Government Subsidy Schemes
If you fall under a specific income bracket, you can apply for government housing schemes like Pradhan Mantri Awas Yojana (PMAY). This can help you with interest subsidies on home loans.
Eligibility
- First-time home buyers with income under certain limits.
- The property must fall within approved areas.
Benefits
- Reduction in interest burden through subsidy.
- Promotes affordable housing.
Things to Watch
- The paperwork can be lengthy.
- The scheme applies only to specific segments and areas.
Loan from Employer or Provident Fund
Some large companies offer housing loans to employees as part of their benefits. You can also withdraw from your EPF (Employee Provident Fund) account for buying a flat.
How to Use It
- Check with your employer or EPFO for eligibility and documents needed.
- EPF allows withdrawal after five years of continuous service.
Positives
- Lower interest or no interest in some employer loans.

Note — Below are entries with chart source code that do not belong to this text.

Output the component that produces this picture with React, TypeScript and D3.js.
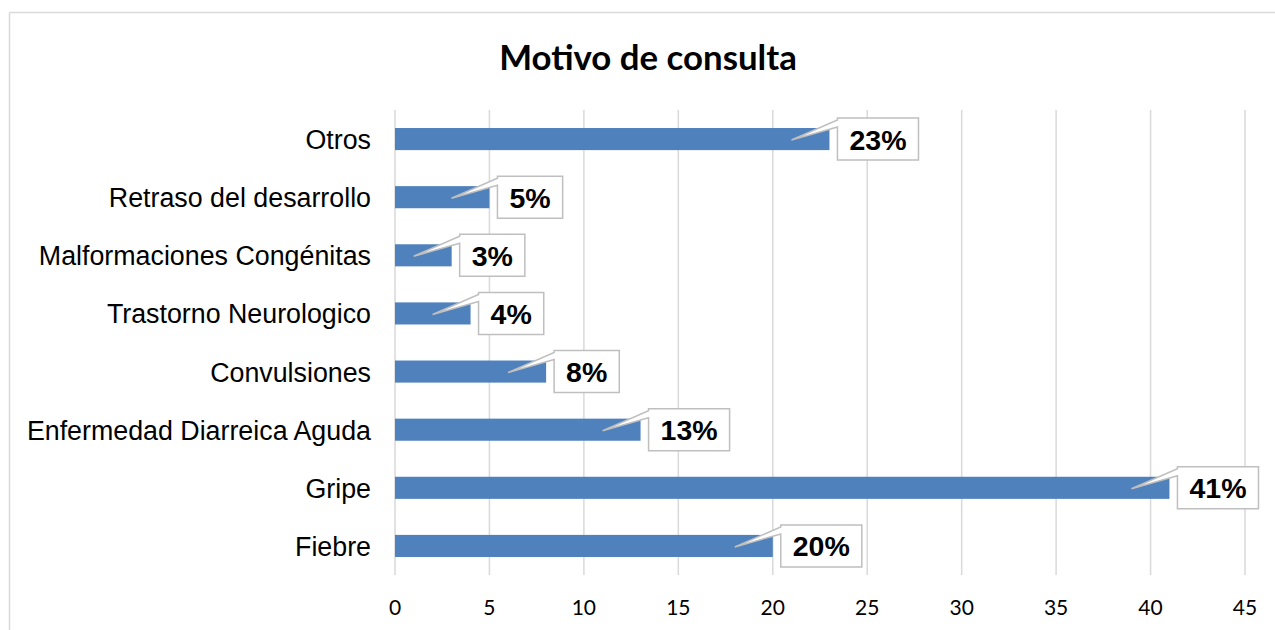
import React from "react";
import * as d3 from "d3";

const categories = [
  "Otros",
  "Retraso del desarrollo",
  "Malformaciones Congénitas",
  "Trastorno Neurologico",
  "Convulsiones",
  "Enfermedad Diarreica Aguda",
  "Gripe",
  "Fiebre",
];
const values = [23, 5, 3, 4, 8, 13, 41, 20];
const labels = ["23%", "5%", "3%", "4%", "8%", "13%", "41%", "20%"];
const xTicks = [0, 5, 10, 15, 20, 25, 30, 35, 40, 45];

const W = 1275;
const H = 630;

function textWidth(s: string, font: string): number {
  const c = document.createElement("canvas").getContext("2d");
  if (!c) return s.length * 15;
  c.font = font;
  return c.measureText(s).width;
}

export default function App() {
  const x = d3.scaleLinear().domain([0, 45]).range([395, 1245]);
  const y = d3.scaleBand<string>().domain(categories).range([110, 575]).paddingInner(0.62).paddingOuter(0.31);
  const bh = y.bandwidth();
  const labelFont = "bold 28.5px 'Liberation Sans', Arial, sans-serif";

  return (
    <div style={{ position: "absolute", left: 0, top: 0 }}>
      <svg width={W} height={H} style={{ display: "block", background: "#fff" }}>
        <line x1={9.5} x2={W} y1={12.5} y2={12.5} stroke="#d9d9d9" strokeWidth={1.5} />
        <line x1={9.5} x2={9.5} y1={12.5} y2={H} stroke="#d9d9d9" strokeWidth={1.5} />
        <text
          x={648}
          y={70}
          textAnchor="middle"
          fontFamily="Lato, 'Open Sans', sans-serif"
          fontWeight="bold"
          fontSize={34.8}
          fill="#000"
        >
          Motivo de consulta
        </text>
        {xTicks.map((t) => (
          <g key={t}>
            <line x1={x(t)} x2={x(t)} y1={110} y2={575} stroke="#d9d9d9" strokeWidth={1.5} />
            <text
              x={x(t)}
              y={615}
              textAnchor="middle"
              fontFamily="Lato, 'Open Sans', sans-serif"
              fontSize={21}
              fill="#000"
            >
              {t}
            </text>
          </g>
        ))}
        {categories.map((c) => (
          <text
            key={c}
            x={371}
            y={(y(c) as number) + bh / 2 + 10}
            textAnchor="end"
            fontFamily="'Liberation Sans', Arial, sans-serif"
            fontSize={26.8}
            fill="#000"
          >
            {c}
          </text>
        ))}
        {categories.map((c, i) => (
          <rect
            key={c}
            x={x(0)}
            y={y(c) as number}
            width={x(values[i]) - x(0)}
            height={bh}
            fill="#4f81bd"
          />
        ))}
        {categories.map((c, i) => {
          const cy = (y(c) as number) + bh / 2;
          const xe = x(values[i]);
          const tw = textWidth(labels[i], labelFont);
          const bw = tw + 24;
          const bx = xe + 8;
          const by = cy - 21;
          const bhh = 42;
          const tipX = xe - 38;
          const tipY = cy + 1;
          const path = `M${bx},${by} L${bx + bw},${by} L${bx + bw},${by + bhh} L${bx},${by + bhh} L${bx},${by + 9} L${tipX},${tipY} L${bx},${by + 2} Z`;
          return (
            <g key={c}>
              <path d={path} fill="#fff" stroke="#bfbfbf" strokeWidth={1.5} strokeLinejoin="miter" />
              <text
                x={bx + bw / 2}
                y={cy + 10.5}
                textAnchor="middle"
                fontFamily="'Liberation Sans', Arial, sans-serif"
                fontWeight="bold"
                fontSize={28.5}
                fill="#000"
              >
                {labels[i]}
              </text>
            </g>
          );
        })}
      </svg>
    </div>
  );
}
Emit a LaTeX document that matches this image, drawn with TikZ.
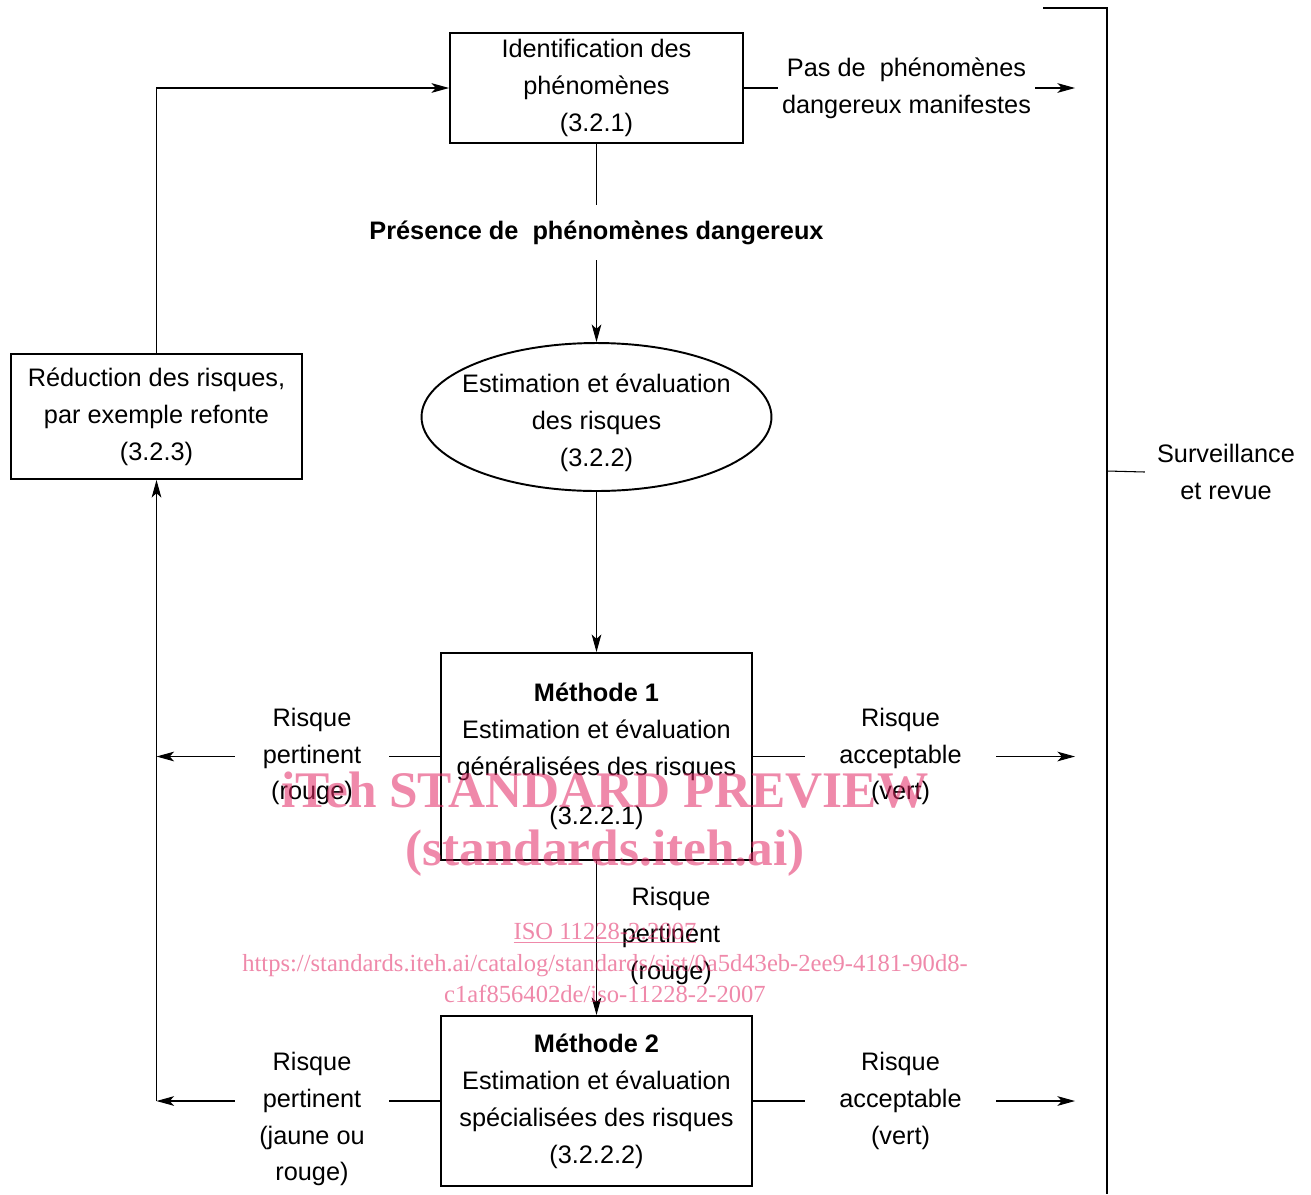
\documentclass[tikz,border=0pt]{standalone}
\usepackage{fontspec}
\setmainfont{Liberation Sans}
\newfontfamily\wmfont{Liberation Serif}
\usepackage{xcolor}
\usepackage{tikz}
\usetikzlibrary{calc, shapes.geometric, arrows.meta}
\pgfdeclarelayer{foreground}
\pgfsetlayers{main,foreground}
\definecolor{wmpink}{RGB}{225,40,100}
\newcommand{\lbfont}{\fontsize{14.4}{21}\selectfont}
\tikzstyle{process} = [rectangle, draw=black, line width=1.1pt, align=center, inner sep=0pt, font=\lbfont]
\tikzstyle{estim}   = [ellipse, draw=black, line width=1.1pt, align=center, inner xsep=-0.25cm, inner ysep=-0.15cm, font=\lbfont]
\tikzstyle{lbl}     = [align=center, inner sep=0pt, font=\lbfont]
\tikzstyle{link}    = [line width=0.6pt]
\tikzstyle{arrow}   = [line width=0.6pt, -{Stealth[length=10pt, width=5.5pt, inset=2.5pt]}]
\tikzstyle{wmark}   = [text=wmpink, text opacity=0.55, align=center, inner sep=0pt]

\begin{document}
\begin{tikzpicture}[x=0.02cm, y=-0.02cm]
    \useasboundingbox (0,0) rectangle (1311,1194);

    \node (ident) [process, minimum width=5.86cm, minimum height=2.2cm] at (596.5,88) {Identification des\\phénomènes\\(3.2.1)};
    \node (pas)   [lbl, minimum width=5.14cm] at (906.5,88) {Pas de\ \ phénomènes\\dangereux manifestes};
    \node (pres)  [lbl, minimum height=1.1cm, font=\lbfont\bfseries] at (596.5,232.5) {Présence de\ \ phénomènes dangereux};
    \node (estim) [estim, minimum width=7cm, minimum height=2.96cm] at (596.5,417) {};
    \node (estimtxt) [lbl] at (596.5,423) {Estimation et évaluation\\des risques\\(3.2.2)};
    \node (reduc) [process, minimum width=5.82cm, minimum height=2.5cm] at (156.5,416.5) {Réduction des risques,\\par exemple refonte\\(3.2.3)};
    \node (meth1) [process, minimum width=6.22cm, minimum height=4.14cm] at (596.5,756.5) {\textbf{Méthode 1}\\Estimation et évaluation\\généralisées des risques\\[7pt](3.2.2.1)};
    \node (meth2) [process, minimum width=6.22cm, minimum height=3.4cm] at (596.5,1101) {\textbf{Méthode 2}\\Estimation et évaluation\\spécialisées des risques\\(3.2.2.2)};

    \node (pert1)  [lbl, minimum width=3.08cm] at (312,756.5) {Risque\\pertinent\\(rouge)};
    \node (acc1)   [lbl, minimum width=3.82cm] at (900.5,756.5) {Risque\\acceptable\\(vert)};
    \node (pert12) [lbl] at (671,936) {Risque\\pertinent\\(rouge)};
    \node (pert2)  [lbl, minimum width=3.08cm] at (312,1119) {Risque\\pertinent\\(jaune ou\\rouge)};
    \node (acc2)   [lbl, minimum width=3.82cm] at (900.5,1101) {Risque\\acceptable\\(vert)};
    \node (surv)   [lbl, inner xsep=0.24cm] at (1226,472) {Surveillance\\et revue};

    \coordinate (pasend)  at (1075,88);
    \coordinate (acc1end) at (1075,756.5);
    \coordinate (acc2end) at (1075,1101);
    \coordinate (pert1end) at (reduc.south |- meth1.west);
    \coordinate (pert2end) at (reduc.south |- meth2.west);
    \coordinate (brtop)  at (1043,8);
    \coordinate (brbot)  at (1107,1194);
    \coordinate (brtick) at (1107,471);

    \draw [link]  (ident.east) -- (pas.west);
    \draw [arrow] (pas.east) -- (pasend);
    \draw [link]  (ident.south) -- (pres.north);
    \draw [arrow] (pres.south) -- (estim.north);
    \draw [arrow] (estim.south) -- (meth1.north);
    \draw [link]  (meth1.west) -- (pert1.east);
    \draw [arrow] (pert1.west) -- (pert1end);
    \draw [link]  (meth1.east) -- (acc1.west);
    \draw [arrow] (acc1.east) -- (acc1end);
    \draw [arrow] (meth1.south) -- (meth2.north);
    \draw [link]  (meth2.west) -- (meth2.west -| pert2.east);
    \draw [arrow] (meth2.west -| pert2.west) -- (pert2end);
    \draw [link]  (meth2.east) -- (acc2.west);
    \draw [arrow] (acc2.east) -- (acc2end);
    \draw [arrow] (pert2end) -- (reduc.south);
    \draw [arrow] (reduc.north) |- (ident.west);
    \draw [link]  (brtop) -| (brbot);
    \draw [link]  (brtick) -- (surv.west);

    \begin{pgfonlayer}{foreground}
      \node (wm1) [wmark, font=\wmfont\bfseries\fontsize{29.2}{33}\selectfont] at (605,824) {iTeh STANDARD PREVIEW\\(standards.iteh.ai)};
      \node (wm2) [wmark, font=\wmfont\fontsize{14}{18}\selectfont] at (605,963) {\underline{ISO 11228-2:2007}\\https://standards.iteh.ai/catalog/standards/sist/0a5d43eb-2ee9-4181-90d8-\\c1af856402de/iso-11228-2-2007};
    \end{pgfonlayer}

  \end{tikzpicture}
\end{document}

- You are using your savings, so there is no liability to external lenders.
Drawbacks
- Limited amount compared to bank loans.
- May affect your retirement savings if withdrawn from EPF.
Personal Loans
This is an option if the flat cost is low or if you need extra funds for registration, furnishing, or parking space charges.
Why You Might Choose It
- No collateral required.
- Quick disbursal, often within 48 hours.
Points to Consider
- High interest rates compared to home loans.
- Shorter repayment periods.
This is not ideal for buying flats outright but can help in meeting additional expenses.
Final Thoughts
Finding Trichy flats for sale is only half the journey. Choosing how to pay for it is just as critical. Start by checking your credit score and comparing interest rates offered by banks and HFCs. If you already own property, LAP can be a valid option. If you are eligible for subsidy schemes, make use of them to reduce your loan burden. For salaried people, home loans from reputed banks remain the safest and most straightforward path.
Try not to rush the process. Read the terms carefully, and make sure you pick the option that suits your current income and future plans. Once you find the right flat and a fitting loan, you can move ahead with peace of mind.